- [Given exercise]: Begin with the first line below and retype each line exactly through the line containing "controls (22,258) and". Any pictures are to be left out.

- [Data shown]:
--- begin ---

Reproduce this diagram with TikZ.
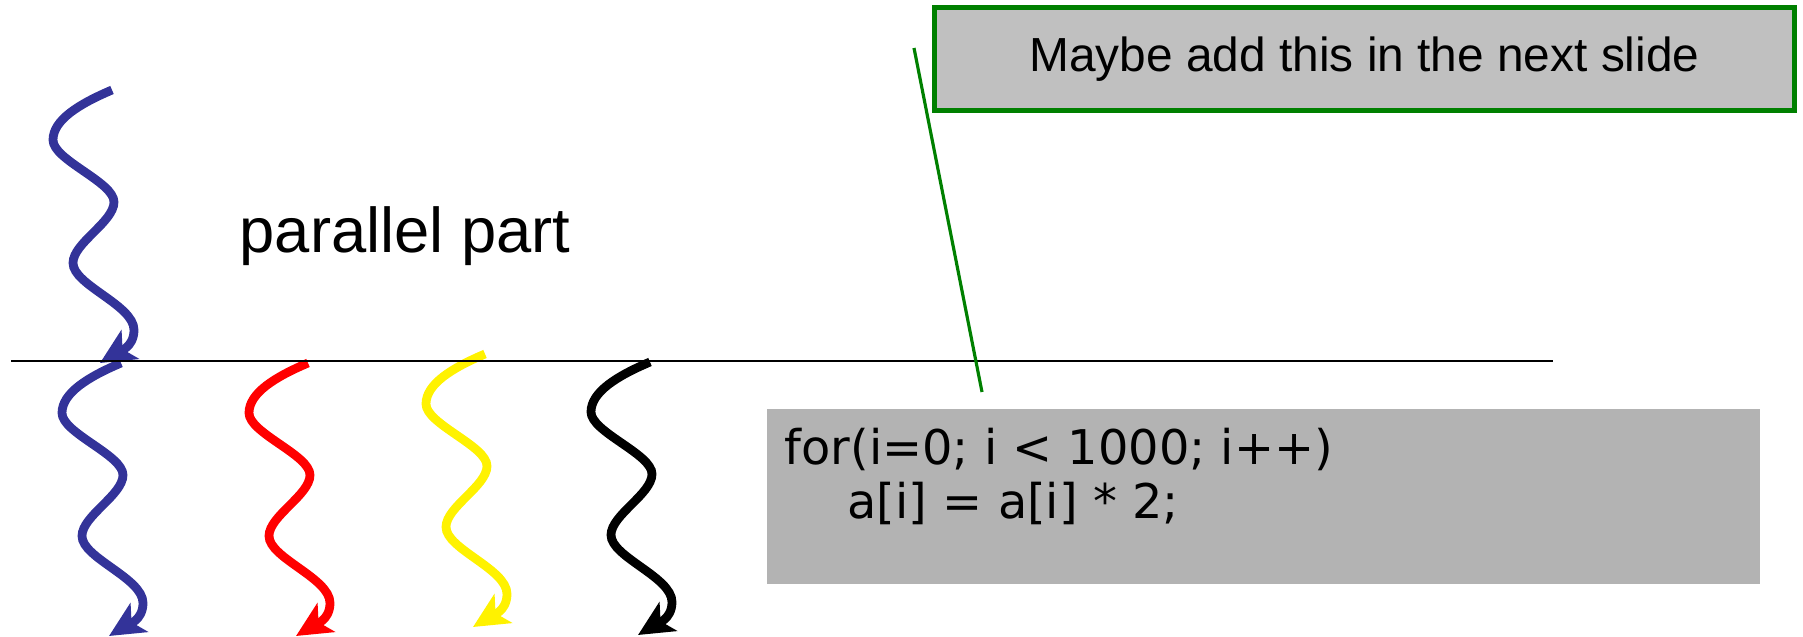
\documentclass[tikz,border=0pt]{standalone}
\usepackage{fontspec}
\setmainfont{Liberation Sans}
\newfontfamily\codefont{DejaVu Sans}
\usetikzlibrary{arrows.meta}

\definecolor{threadblue}{RGB}{51,51,153}
\definecolor{notegreen}{RGB}{0,128,0}
\definecolor{notegray}{RGB}{192,192,192}
\definecolor{codegray}{RGB}{179,179,179}

% one wavy thread, relative to its start point
\newcommand{\threadpath}{(0,0) .. controls (-33,14) and (-59,30) .. (-59,50)
  .. controls (-59,70) and (2,92) .. (2,112)
  .. controls (2,132) and (-39,153) .. (-39,173)
  .. controls (-39,195) and (22,215) .. (22,240)
  .. controls (22,258) and (6,262) .. (-12,273)}

\begin{document}
\begin{tikzpicture}[x=0.01cm, y=-0.01cm,
  thread/.style={line width=2.5pt, -{Stealth[length=10pt, width=9.5pt, inset=2.5pt]}},
  divider/.style={line width=0.35pt, black},
  notebox/.style={draw=notegreen, line width=1.3pt, fill=notegray, minimum width=8.6cm, minimum height=1.03cm, font=\fontsize{13.6}{16}\selectfont},
  codebox/.style={fill=codegray, inner sep=0pt, minimum width=9.93cm, minimum height=1.75cm},
  codetext/.style={inner sep=0pt, align=left, font=\codefont\fontsize{13.6}{15.5}\selectfont}]
\useasboundingbox (0,0) rectangle (1803,637);

% Threads
\draw[thread, threadblue, shift={(112,90)}] \threadpath;
\foreach \x/\y/\c in {121/363/threadblue, 308/363/red, 485/354/yellow, 650/362/black}
  \draw[thread, \c, shift={(\x,\y)}] \threadpath;

% Divider
\draw[divider] (11,361) -- (1553,361);

% Boxes
\node[notebox] (note) at (1364.5,59) {Maybe add this in the next slide};
\node[codebox, anchor=north west] (code) at (766,408) {};
\node[codetext, anchor=north west] (loop) at (784,427) {for(i=0; i < 1000; i++)\\\hspace*{17.9pt}a[i] = a[i] * 2;};

% Callout line
\coordinate (noteA) at (914,48);
\coordinate (noteB) at (982,392);
\draw[notegreen, line width=0.9pt] (noteA) -- (noteB);

% Labels
\node[inner sep=0pt, anchor=base west, font=\fontsize{18}{21.6}\selectfont] (par) at (239,253) {parallel part};
\end{tikzpicture}
\end{document}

--- end ---

- [Response]:
Reproduce this diagram with TikZ.
\documentclass[tikz,border=0pt]{standalone}
\usepackage{fontspec}
\setmainfont{Liberation Sans}
\newfontfamily\codefont{DejaVu Sans}
\usetikzlibrary{arrows.meta}

\definecolor{threadblue}{RGB}{51,51,153}
\definecolor{notegreen}{RGB}{0,128,0}
\definecolor{notegray}{RGB}{192,192,192}
\definecolor{codegray}{RGB}{179,179,179}

% one wavy thread, relative to its start point
\newcommand{\threadpath}{(0,0) .. controls (-33,14) and (-59,30) .. (-59,50)
  .. controls (-59,70) and (2,92) .. (2,112)
  .. controls (2,132) and (-39,153) .. (-39,173)
  .. controls (-39,195) and (22,215) .. (22,240)
  .. controls (22,258) and (6,262) .. (-12,273)}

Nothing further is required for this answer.